The proposed Centre will benefit the following groups

1. Students - develop their professional skills, a broad technical and societal knowledge of the sector and a wider appreciation of the role decarbonised fuel systems will play in the UK and internationally. They will develop a strong network of peers who they can draw on in their professional careers. We will continue to offer our training to other Research Council PhD students and cross-fertilise our training with that offered under other CDT programmes, and similar initiatives where that develops mutual benefit. We will further enhance this offering by encouraging industrialists to undertake some of our training as Professional Development ensuring a broadening of the training cohort beyond academe. Students will be very employable due to their knowledge, skills and broad industrial understanding.
2. Industrial partners - Companies identify research priorities that underpin their long-term business goals and can access state of the art facilities within the HEIs involved to support that research. They do not need to pre-define the scope of their work at the outset, so that the Centre can remain responsive to their developing research needs. They may develop new products, services or models and have access to a potential employee cohort, with an advanced skill base.
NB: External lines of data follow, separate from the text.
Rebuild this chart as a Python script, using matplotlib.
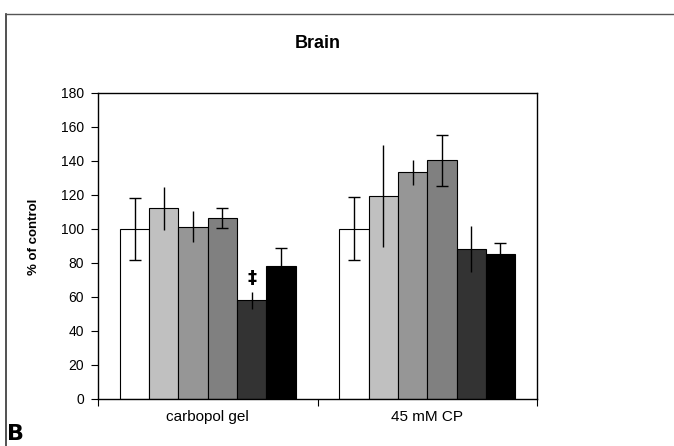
import matplotlib
matplotlib.use("Agg")
import matplotlib.pyplot as plt
import numpy as np
from matplotlib.lines import Line2D

plt.rcParams['font.family'] = ['Liberation Sans', 'DejaVu Sans']

categories = ["carbopol gel", "45 mM CP"]
series_values = [
    [100.0, 100.2],
    [112.2, 119.6],
    [101.4, 133.3],
    [106.5, 140.4],
    [58.0, 88.4],
    [78.2, 85.5],
]
series_errors = [
    [18.5, 18.5],
    [12.7, 30.0],
    [9.2, 7.5],
    [6.0, 15.0],
    [5.0, 13.5],
    [10.4, 6.0],
]
series_colors = ["#ffffff", "#c0c0c0", "#969696", "#808080", "#333333", "#000000"]
series_caps = [True, False, False, True, False, True]
yticks = [0, 20, 40, 60, 80, 100, 120, 140, 160, 180]

fig = plt.figure(figsize=(6.74, 4.46), dpi=100)
ax = fig.add_axes([98/674, 1-399/446, 439/674, 306/446])

n = len(series_values)
group_w = 0.8
bw = group_w / n
x = np.arange(len(categories))
for i in range(n):
    pos = x - group_w/2 + bw*(i + 0.5)
    ax.bar(pos, series_values[i], width=bw, color=series_colors[i],
           edgecolor="black", linewidth=0.8, zorder=2)
    ax.errorbar(pos, series_values[i], yerr=series_errors[i], fmt="none",
                ecolor="black", elinewidth=1.0,
                capsize=4 if series_caps[i] else 0, capthick=1.0, zorder=3)

# significance marker above 5th bar of first group
pos5 = x[0] - group_w/2 + bw*4.5
ax.text(pos5, series_values[4][0] + 13, "‡", ha="center", va="center",
        fontsize=13, fontweight="bold", family=['DejaVu Sans'], zorder=4)

ax.set_xlim(-0.5, len(categories) - 0.5)
ax.set_ylim(0, 180)
ax.set_yticks(yticks)
ax.set_yticklabels([str(t) for t in yticks], fontsize=10)
ax.set_xticks(x)
ax.set_xticklabels(categories, fontsize=11)
ax.set_xticks(np.arange(-0.5, len(categories), 1.0), minor=True)
ax.tick_params(axis="x", which="major", length=0, pad=8)
ax.tick_params(axis="x", which="minor", length=5, width=0.8, direction="out")
ax.tick_params(axis="y", length=5, width=0.8, direction="out", pad=5)
for s in ax.spines.values():
    s.set_linewidth(1.0)
    s.set_color("black")

ax.set_ylabel("% of control", fontsize=9.5, fontweight="bold")
ax.yaxis.set_label_coords((40 - 98) / 439, 0.53)

fig.text(317.5/674, 1-43/446, "Brain", ha="center", va="center",
         fontsize=13, fontweight="bold")

# outer frame lines
fig.add_artist(Line2D([6/674, 6/674], [0, 1-14/446], color="#333333", linewidth=1.2))
fig.add_artist(Line2D([6/674, 1], [1-14/446, 1-14/446], color="#555555", linewidth=1.0))

fig.text(7/674, 1-444/446, "B", ha="left", va="bottom", fontsize=16,
         fontweight="bold", family=['Liberation Sans Narrow', 'DejaVu Sans'])

fig.savefig("out.png", dpi=100)
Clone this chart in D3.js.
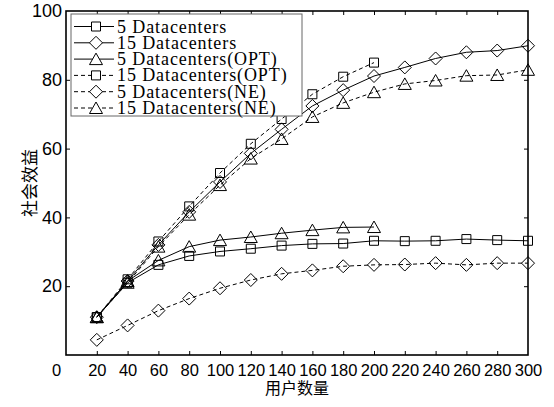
<!DOCTYPE html>
<html>
<head>
<meta charset="utf-8">
<script src="https://cdn.jsdelivr.net/npm/d3@7"></script>
<style>
  body { margin: 0; background: #fff; }
  svg { display: block; }
</style>
</head>
<body>
<div id="chart"></div>
<script>
// users on the x axis
var users = [20, 40, 60, 80, 100, 120, 140, 160, 180, 200, 220, 240, 260, 280, 300];
var usersShort = [20, 40, 60, 80, 100, 120, 140, 160, 180, 200];

// social welfare per series
var dc5 = [11, 21, 26.2, 28.8, 30.1, 30.9, 31.8, 32.3, 32.4, 33.2, 33.1, 33.2, 33.7, 33.4, 33.2];
var dc15 = [11, 21.5, 32, 41.6, 50.3, 58.6, 65.6, 72.4, 77, 81.1, 83.6, 86.2, 88, 88.5, 89.9];
var dc5Opt = [11, 21.5, 27.5, 31.5, 33.4, 34.3, 35.4, 36.3, 37.1, 37.2];
var dc15Opt = [11, 22, 33, 43.2, 52.9, 61.4, 68.6, 75.8, 80.9, 85];
var dc5Ne = [4.4, 8.6, 12.9, 16.4, 19.4, 21.8, 23.6, 24.6, 25.8, 26.2, 26.3, 26.7, 26.2, 26.7, 26.7];
var dc15Ne = [11, 21, 31.5, 40.8, 49.4, 57.1, 62.8, 69.2, 73.3, 76.4, 78.8, 79.8, 81.2, 81.4, 82.9];

var seriesNames = ["5 Datacenters", "15 Datacenters", "5 Datacenters(OPT)",
  "15 Datacenters(OPT)", "5 Datacenters(NE)", "15 Datacenters(NE)"];

var xTicks = [0, 20, 40, 60, 80, 100, 120, 140, 160, 180, 200, 220, 240, 260, 280, 300];
var yTicks = [0, 20, 40, 60, 80, 100];

var series = [
  { name: seriesNames[0], xs: users, ys: dc5, marker: "square", dashed: false },
  { name: seriesNames[1], xs: users, ys: dc15, marker: "diamond", dashed: false },
  { name: seriesNames[2], xs: usersShort, ys: dc5Opt, marker: "triangle", dashed: false },
  { name: seriesNames[3], xs: usersShort, ys: dc15Opt, marker: "square", dashed: true },
  { name: seriesNames[4], xs: users, ys: dc5Ne, marker: "diamond", dashed: true },
  { name: seriesNames[5], xs: users, ys: dc15Ne, marker: "triangle", dashed: true }
];

var W = 554, H = 407;
var margin = { top: 11, right: 26, bottom: 52, left: 66 },
  width = W - margin.left - margin.right,
  height = H - margin.top - margin.bottom;

var svg = d3.select("#chart")
  .append("svg")
  .attr("width", W)
  .attr("height", H)
  .style("font-family", "'Liberation Serif', serif");

var g = svg.append("g")
  .attr("transform", "translate(" + margin.left + "," + margin.top + ")");

var x = d3.scaleLinear().domain([0, 300]).range([0, width]);
var y = d3.scaleLinear().domain([0, 100]).range([height, 0]);

// ticks on all four sides, pointing inward
function styleAxis(sel) {
  sel.select(".domain").remove();
  sel.selectAll(".tick line").attr("stroke", "#000").attr("stroke-width", 1);
  sel.selectAll(".tick text").attr("fill", "#000").style("font-size", "16.5px");
}

var xAxis = g.append("g")
  .attr("transform", "translate(0," + height + ")")
  .call(d3.axisBottom(x).tickValues(xTicks).tickSizeInner(-4).tickSizeOuter(0).tickPadding(9));
styleAxis(xAxis);
xAxis.selectAll(".tick text").filter(function (d) { return d === 0; })
  .attr("dx", -10);
xAxis.selectAll(".tick line").filter(function (d) { return d === 0 || d === 300; }).remove();

var yAxis = g.append("g")
  .call(d3.axisLeft(y).tickValues(yTicks.filter(function (d) { return d > 0; }))
    .tickSizeInner(-4).tickSizeOuter(0).tickPadding(4));
styleAxis(yAxis);
yAxis.selectAll(".tick text").style("font-size", "18px");
yAxis.selectAll(".tick line").filter(function (d) { return d === 100; }).remove();

var topAxis = g.append("g")
  .call(d3.axisTop(x).tickValues(xTicks.slice(1, -1)).tickSizeInner(-4).tickSizeOuter(0).tickFormat(""));
styleAxis(topAxis);

var rightAxis = g.append("g")
  .attr("transform", "translate(" + width + ",0)")
  .call(d3.axisRight(y).tickValues(yTicks.slice(1, -1)).tickSizeInner(-4).tickSizeOuter(0).tickFormat(""));
styleAxis(rightAxis);

// frame
g.append("rect")
  .attr("x", 0).attr("y", 0)
  .attr("width", width).attr("height", height)
  .attr("fill", "none")
  .attr("stroke", "#000")
  .attr("stroke-width", 1.6);

// marker shapes
function markerPath(type) {
  if (type === "square") return "M-4.5,-4.5H4.5V4.5H-4.5Z";
  if (type === "diamond") return "M0,-6.5L6.5,0L0,6.5L-6.5,0Z";
  return "M0,-6L6.5,5.5H-6.5Z";
}

var line = d3.line()
  .x(function (d) { return x(d[0]); })
  .y(function (d) { return y(d[1]); });

series.forEach(function (s) {
  var pts = s.xs.map(function (v, i) { return [v, s.ys[i]]; });
  g.append("path")
    .datum(pts)
    .attr("d", line)
    .attr("fill", "none")
    .attr("stroke", "#000")
    .attr("stroke-width", 1)
    .attr("stroke-dasharray", s.dashed ? "4,3" : null);
  g.selectAll(null)
    .data(pts)
    .enter()
    .append("path")
    .attr("d", markerPath(s.marker))
    .attr("transform", function (d) { return "translate(" + x(d[0]) + "," + y(d[1]) + ")"; })
    .attr("fill", "none")
    .attr("stroke", "#000")
    .attr("stroke-width", 1);
});

// legend
var legend = svg.append("g");
legend.append("rect")
  .attr("x", 71).attr("y", 14)
  .attr("width", 231).attr("height", 102)
  .attr("fill", "#fff")
  .attr("stroke", "#666")
  .attr("stroke-width", 1);

series.forEach(function (s, i) {
  var ly = 26.5 + i * 16.3;
  legend.append("line")
    .attr("x1", 74).attr("x2", 114)
    .attr("y1", ly).attr("y2", ly)
    .attr("stroke", "#000")
    .attr("stroke-width", 1)
    .attr("stroke-dasharray", s.dashed ? "4,3" : null);
  legend.append("path")
    .attr("d", markerPath(s.marker))
    .attr("transform", "translate(96," + ly + ")")
    .attr("fill", "#fff")
    .attr("stroke", "#000");
  legend.append("text")
    .attr("x", 117).attr("y", ly + 6)
    .style("font-size", "18px")
    .style("letter-spacing", "0.9px")
    .text(s.name);
});

// axis titles
svg.append("text")
  .attr("x", margin.left + width / 2)
  .attr("y", 394)
  .attr("text-anchor", "middle")
  .style("font-family", "'Noto Sans CJK SC', sans-serif")
  .style("font-size", "16px")
  .text("用户数量");

svg.append("text")
  .attr("transform", "translate(36," + (margin.top + height / 2) + ") rotate(-90)")
  .attr("text-anchor", "middle")
  .style("font-family", "'Noto Sans CJK SC', sans-serif")
  .style("font-size", "17px")
  .text("社会效益");
</script>
</body>
</html>
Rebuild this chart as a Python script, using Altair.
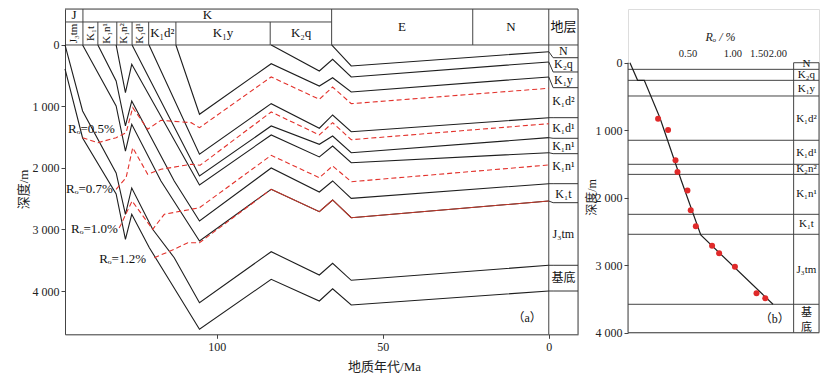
import altair as alt
import pandas as pd

FONT = "Liberation Serif, Noto Sans CJK SC"
BLACK = "#1e1e1e"
RED = "#e3312b"

# ---------------- panel (a): burial history ----------------
AGE_LEFT, AGE_RIGHT = 145.7, -8.8
DEPTH_TOP, DEPTH_BOTTOM = -585, 4704

horizon_names = ["K2q", "K1y", "K1d2", "K1d1", "K1n2", "K1n1", "K1t", "J3tm", "basement", "deep"]
horizon_ages = [
    [65.4, 59.5, 0],
    [83.6, 69.1, 65.1, 59.5, 0],
    [112.3, 105.2, 83.6, 69.1, 65.1, 59.5, 0],
    [120.4, 105.2, 83.6, 69.1, 65.1, 59.5, 0],
    [125.5, 105.2, 83.6, 69.1, 65.1, 59.5, 0],
    [130.3, 127.5, 125.6, 105.2, 83.6, 69.1, 65.1, 59.5, 0],
    [135.8, 130.3, 127.5, 125.6, 112.8, 105.2, 83.6, 69.1, 65.1, 59.5, 0],
    [140.4, 130.3, 127.5, 125.6, 116.8, 105.2, 83.6, 69.1, 65.1, 59.5, 0],
    [145.7, 140.4, 130.3, 127.5, 125.6, 119.3, 112.8, 105.2, 83.6, 69.1, 65.1, 59.5, 0],
    [145.7, 140.4, 130.3, 127.5, 125.6, 120.3, 113.8, 105.2, 83.6, 69.1, 65.1, 59.5, 0],
]
horizon_depths = [
    [0, 341, 109],
    [0, 423, 233, 520, 276],
    [0, 1127, 304, 667, 532, 764, 520],
    [0, 1777, 954, 1354, 1138, 1410, 1182],
    [0, 2130, 1317, 1615, 1480, 1751, 1507],
    [0, 776, 314, 2276, 1463, 1821, 1642, 1914, 1751],
    [0, 585, 1317, 911, 2211, 2862, 2000, 2390, 2211, 2493, 2255],
    [0, 992, 1724, 1289, 2211, 3187, 2346, 2711, 2520, 2808, 2537],
    [0, 1073, 2081, 2753, 2325, 2997, 3459, 4190, 3361, 3740, 3550, 3826, 3582],
    [390, 1512, 2423, 3159, 2753, 3296, 3865, 4623, 3810, 4163, 3963, 4228, 4000],
]

ro_names = ["0.5", "0.7", "1.0", "1.2"]
ro_ages = [
    [140.4, 135.8, 130.3, 127.3, 125.3, 120.8, 116.8, 107.7, 105.2, 83.6, 69.1, 65.1, 59.5, 0],
    [130.3, 127.3, 125.3, 120.8, 116.8, 107.7, 105.0, 83.6, 69.1, 65.1, 59.5, 0],
    [129.4, 128.8, 125.5, 119.3, 115.8, 105.2, 83.6, 69.1, 65.1, 59.5, 0],
    [118.8, 112.8, 108.7, 105.2, 83.6],
]
ro_depths = [
    [1507, 1589, 1507, 1426, 1019, 1371, 1224, 1263, 1345, 520, 883, 683, 954, 704],
    [2346, 2158, 1670, 2102, 2021, 1940, 1956, 1089, 1463, 1263, 1540, 1280],
    [2976, 2915, 2537, 2997, 2753, 2646, 1794, 2158, 1967, 2223, 1951],
    [3459, 3322, 3215, 3215, 2346],
]
ro12_solid_ages = [83.6, 69.1, 65.1, 59.5, 0]
ro12_solid_depths = [2346, 2711, 2520, 2808, 2537]

ro_label_text = ["Rₒ=0.5%", "Rₒ=0.7%", "Rₒ=1.0%", "Rₒ=1.2%"]
ro_label_age = [144.8, 145.4, 143.9, 135.4]
ro_label_depth = [1366, 2346, 2987, 3480]

# stratigraphic header
HDR_ROW = -374
hdr_top_text = ["J", "K"]
hdr_top_age = [143.0, 102.8]
hdr_full_text = ["E", "N", "地层"]
hdr_full_age = [44.2, 11.4, -4.4]
hdr_vert_text = ["J₃tm", "K₁t", "K₁n¹", "K₁n²", "K₁d¹"]
hdr_vert_age = [143.0, 138.0, 133.0, 127.8, 123.0]
hdr_horz_text = ["K₁d²", "K₁y", "K₂q"]
hdr_horz_age = [116.4, 98.1, 74.6]
full_dividers = [140.3, 65.4, 22.9]
row_dividers = [135.8, 130.1, 125.5, 120.5, 112.3, 83.9]

# formation column on the right of panel (a)
col_end_depth = [109, 276, 520, 1182, 1507, 1751, 2255, 2537, 3582, 4000]
col_box_depth = [207, 439, 694, 1182, 1517, 1767, 2255, 2564, 3582, 4000]
col_text = ["N", "K₂q", "K₁y", "K₁d²", "K₁d¹", "K₁n¹", "K₁n¹", "K₁t", "J₃tm", "基底"]
col_text_depth = [104, 314, 574, 911, 1345, 1642, 1967, 2423, 3078, 3784]

# ---------------- panel (b): Ro profile ----------------
RO_MIN, RO_MAX, RO_COL = 0.2, 3.8, 2.57
B_DEPTH_TOP, B_DEPTH_BOTTOM = -796, 4000
b_bound_depths = [98, 261, 493, 1149, 1505, 1654, 2246, 2542, 3579]
b_text = ["N", "K₂q", "K₁y", "K₁d²", "K₁d¹", "K₂n²", "K₁n¹", "K₁t", "J₃tm", "基", "底"]
b_text_depth = [22, 178, 385, 839, 1333, 1579, 1950, 2394, 3076, 3704, 3926]
obs_ro = [0.318, 0.371, 0.416, 0.429, 0.50, 0.526, 0.569, 0.731, 0.815, 1.04, 1.45, 1.66]
obs_depth = [830, 997, 1446, 1619, 1893, 2187, 2424, 2711, 2824, 3022, 3416, 3490]
fit_ro = [0.206, 0.232, 0.257, 0.327, 0.456, 0.614, 1.87]
fit_depth = [0, 261, 261, 815, 1753, 2553, 3579]


def polylines(names, ages_list, depths_list):
    rows = []
    for n, ages, depths in zip(names, ages_list, depths_list):
        for i, (a, d) in enumerate(zip(ages, depths)):
            rows.append({"line": n, "i": i, "age": a, "depth": d})
    return pd.DataFrame(rows)


def XA():
    return alt.X("age:Q",
                 scale=alt.Scale(domain=[AGE_RIGHT, AGE_LEFT], reverse=True, nice=False, zero=False),
                 axis=alt.Axis(values=[100, 50, 0], title="地质年代/Ma", grid=False, tickSize=4,
                               labelPadding=3, labelFontSize=12, titleFontSize=13,
                               titleFontWeight="normal", titleX=319, titleY=32, titleBaseline="middle",
                               domainColor="#444", tickColor="#444", labelColor="#222",
                               titleColor="#222", labelFont=FONT, titleFont=FONT))


def YA():
    return alt.Y("depth:Q",
                 scale=alt.Scale(domain=[DEPTH_TOP, DEPTH_BOTTOM], reverse=True, nice=False, zero=False),
                 axis=alt.Axis(values=[0, 1000, 2000, 3000, 4000],
                               labelExpr="replace(format(datum.value, ','), ',', ' ')",
                               title="深度/m", grid=False, tickSize=4, labelPadding=2,
                               labelFontSize=12, titleFontSize=13, titleFontWeight="normal",
                               titleAngle=270, titleBaseline="bottom", titleX=-35, titleY=180,
                               domainColor="#444", tickColor="#444", labelColor="#222",
                               titleColor="#222", labelFont=FONT, titleFont=FONT))


hz_df = polylines(horizon_names, horizon_ages, horizon_depths)
ro_df = polylines(ro_names, ro_ages, ro_depths)
ro_solid_df = polylines(["1.2"], [ro12_solid_ages], [ro12_solid_depths])

# header and frame segments
seg = [
    {"age": AGE_LEFT, "age2": AGE_RIGHT, "depth": DEPTH_TOP, "depth2": DEPTH_TOP},
    {"age": AGE_LEFT, "age2": AGE_RIGHT, "depth": 0, "depth2": 0},
    {"age": AGE_LEFT, "age2": 65.4, "depth": HDR_ROW, "depth2": HDR_ROW},
    {"age": 0, "age2": 0, "depth": DEPTH_TOP, "depth2": DEPTH_BOTTOM},
    {"age": AGE_RIGHT, "age2": AGE_RIGHT, "depth": DEPTH_TOP, "depth2": DEPTH_BOTTOM},
]
for a in full_dividers:
    seg.append({"age": a, "age2": a, "depth": DEPTH_TOP, "depth2": 0})
for a in row_dividers:
    seg.append({"age": a, "age2": a, "depth": HDR_ROW, "depth2": 0})
seg_df = pd.DataFrame(seg)

conn_rows = []
for k, (e, b) in enumerate(zip(col_end_depth, col_box_depth)):
    conn_rows += [{"line": k, "i": 0, "age": 0, "depth": e},
                  {"line": k, "i": 1, "age": -1.3, "depth": b},
                  {"line": k, "i": 2, "age": AGE_RIGHT, "depth": b}]
conn_df = pd.DataFrame(conn_rows)

frame_a = alt.Chart(seg_df).mark_rule(color="#444", strokeWidth=1).encode(
    x=XA(), x2="age2:Q", y=YA(), y2="depth2:Q")
conn_a = alt.Chart(conn_df).mark_line(color="#333", strokeWidth=1).encode(
    x=XA(), y=YA(), detail="line:N", order="i:Q")
hz_a = alt.Chart(hz_df).mark_line(color=BLACK, strokeWidth=1.1).encode(
    x=XA(), y=YA(), detail="line:N", order="i:Q")
ro_a = alt.Chart(ro_df).mark_line(color=RED, strokeWidth=1.1, strokeDash=[5, 3]).encode(
    x=XA(), y=YA(), detail="line:N", order="i:Q")
ro_solid_a = alt.Chart(ro_solid_df).mark_line(color="#c0392b", strokeWidth=1.1).encode(
    x=XA(), y=YA(), detail="line:N", order="i:Q")

ro_lab_df = pd.DataFrame({"t": ro_label_text, "age": ro_label_age, "depth": ro_label_depth})
ro_lab = alt.Chart(ro_lab_df).mark_text(font=FONT, fontSize=13, align="left", baseline="middle",
                                        color="#111").encode(x=XA(), y=YA(), text="t:N")

top_df = pd.DataFrame({"t": hdr_top_text, "age": hdr_top_age, "depth": [-480] * len(hdr_top_text)})
full_df = pd.DataFrame({"t": hdr_full_text, "age": hdr_full_age, "depth": [-293] * len(hdr_full_text)})
horz_df = pd.DataFrame({"t": hdr_horz_text, "age": hdr_horz_age, "depth": [-187] * len(hdr_horz_text)})
vert_df = pd.DataFrame({"t": hdr_vert_text, "age": hdr_vert_age, "depth": [-187] * len(hdr_vert_text)})
col_df = pd.DataFrame({"t": col_text, "age": [-4.4] * len(col_text), "depth": col_text_depth})

hdr1 = alt.Chart(pd.concat([top_df, full_df, horz_df])).mark_text(
    font=FONT, fontSize=13, baseline="middle", color="#111").encode(x=XA(), y=YA(), text="t:N")
hdr2 = alt.Chart(vert_df).mark_text(font=FONT, fontSize=11, baseline="middle", angle=270,
                                     color="#111").encode(x=XA(), y=YA(), text="t:N")
col_lab = alt.Chart(col_df).mark_text(font=FONT, fontSize=12, baseline="middle",
                                       color="#111").encode(x=XA(), y=YA(), text="t:N")
tag_a = alt.Chart(pd.DataFrame({"t": ["（a）"], "age": [6.5], "depth": [4439]})).mark_text(
    font=FONT, fontSize=12, baseline="middle", color="#111").encode(x=XA(), y=YA(), text="t:N")

panel_a = alt.layer(frame_a, conn_a, hz_a, ro_a, ro_solid_a, ro_lab, hdr1, hdr2, col_lab, tag_a).properties(
    width=513, height=325.3)


# ---------------- panel (b) ----------------
def XB():
    return alt.X("ro:Q",
                 scale=alt.Scale(type="log", domain=[RO_MIN, RO_MAX], nice=False, zero=False),
                 axis=alt.Axis(orient="top", values=[0.5, 1.0, 1.5, 2.0], format=".2f", offset=-53.7,
                               domain=False, ticks=False, grid=False, labelPadding=4,
                               labelOverlap=False, labelFontSize=10.5, title="Rₒ / %", titleFontSize=12,
                               titleFontWeight="normal", titleFontStyle="italic",
                               titleX=92, titleY=-26, titleBaseline="middle",
                               labelColor="#222", titleColor="#222", labelFont=FONT, titleFont=FONT))


def YB():
    return alt.Y("depth:Q",
                 scale=alt.Scale(domain=[B_DEPTH_TOP, B_DEPTH_BOTTOM], reverse=True, nice=False, zero=False),
                 axis=alt.Axis(values=[0, 1000, 2000, 3000, 4000],
                               labelExpr="replace(format(datum.value, ','), ',', ' ')",
                               title="深度/m", domain=False, grid=False, tickSize=4, labelPadding=2,
                               labelFontSize=12, titleFontSize=12, titleFontWeight="normal",
                               titleAngle=270, titleBaseline="bottom", titleX=-30, titleY=188,
                               tickColor="#444", labelColor="#222", titleColor="#222",
                               labelFont=FONT, titleFont=FONT))


b_seg = [
    {"ro": RO_MIN, "ro2": RO_MIN, "depth": 0, "depth2": B_DEPTH_BOTTOM},
    {"ro": RO_COL, "ro2": RO_COL, "depth": 0, "depth2": B_DEPTH_BOTTOM},
    {"ro": RO_MAX, "ro2": RO_MAX, "depth": 0, "depth2": B_DEPTH_BOTTOM},
    {"ro": RO_MIN, "ro2": RO_MAX, "depth": B_DEPTH_BOTTOM, "depth2": B_DEPTH_BOTTOM},
    {"ro": RO_COL, "ro2": RO_MAX, "depth": 0, "depth2": 0},
]
for d in b_bound_depths:
    b_seg.append({"ro": RO_MIN, "ro2": RO_MAX, "depth": d, "depth2": d})
b_seg_df = pd.DataFrame(b_seg)

frame_b = alt.Chart(b_seg_df).mark_rule(color="#444", strokeWidth=1).encode(
    x=XB(), x2="ro2:Q", y=YB(), y2="depth2:Q")
fit_b = alt.Chart(pd.DataFrame({"ro": fit_ro, "depth": fit_depth, "i": list(range(len(fit_ro)))})).mark_line(
    color=BLACK, strokeWidth=1.2).encode(x=XB(), y=YB(), order="i:Q")
pts_b = alt.Chart(pd.DataFrame({"ro": obs_ro, "depth": obs_depth})).mark_circle(
    color="#e02a2a", size=36, opacity=1).encode(x=XB(), y=YB())
lab_b = alt.Chart(pd.DataFrame({"t": b_text, "ro": [3.13] * len(b_text), "depth": b_text_depth})).mark_text(
    font=FONT, fontSize=11, baseline="middle", color="#111").encode(x=XB(), y=YB(), text="t:N")
tag_b = alt.Chart(pd.DataFrame({"t": ["（b）"], "ro": [1.92], "depth": [3800]})).mark_text(
    font=FONT, fontSize=12, baseline="middle", color="#111").encode(x=XB(), y=YB(), text="t:N")

panel_b = alt.layer(frame_b, fit_b, pts_b, lab_b, tag_b).properties(width=191, height=323.7)

chart = alt.hconcat(panel_a, panel_b, spacing=50, bounds="flush").properties(
    padding={"left": 8, "top": 0, "right": 0, "bottom": 0}
).configure_view(stroke=None).configure(font=FONT)

chart.save("out.html", embed_options={"renderer": "svg", "actions": False})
We have already established a track record in our predecessor CDTs, with graduates now acting as research managers and project supervisors within industry
3. Academic partners - accelerating research within the Energy research community in each HEI. We will develop the next generation of researchers and research leaders with a broader perspective than traditional PhD research and create a bedrock of research expertise within each HEI, developing supervisory skills across a broad range of topics and faculties and supporting HEIs' goals of high quality publications leading to research impacts and an informed group of educators within each HEI. .
4. Government and regulators - we will liaise with national and regional regulators and policy makers. We will conduct research directly aligned with the Government's Clean Growth Strategy, Mission Innovation and with the Industrial Strategy Challenge Fund's theme Prosper from the Energy Revolution, to help meet emission, energy security and affordability targets and we will seek to inform developing energy policy through new findings and impartial scientific advice. We will help to provide the skills base and future innovators to enable growth in the decarbonised energy sector.
5. Wider society and the publics - developing technologies to reduce carbon emissions and reduce the cost of a transition to a low carbon economy. Need to ascertain the publics' views on the proposed new technologies to ensure we are aligned with their views and that there will be general acceptance of the new technologies. Public engagement will be a two-way conversation where researchers will listen to the views of different publics, acknowledging that there are many publics and not just one uniform group. We will actively engage with public from including schools, our local communities and the 'interested' public, seeking to be honest providers of unbiased technical information in a way that is correct yet accessible.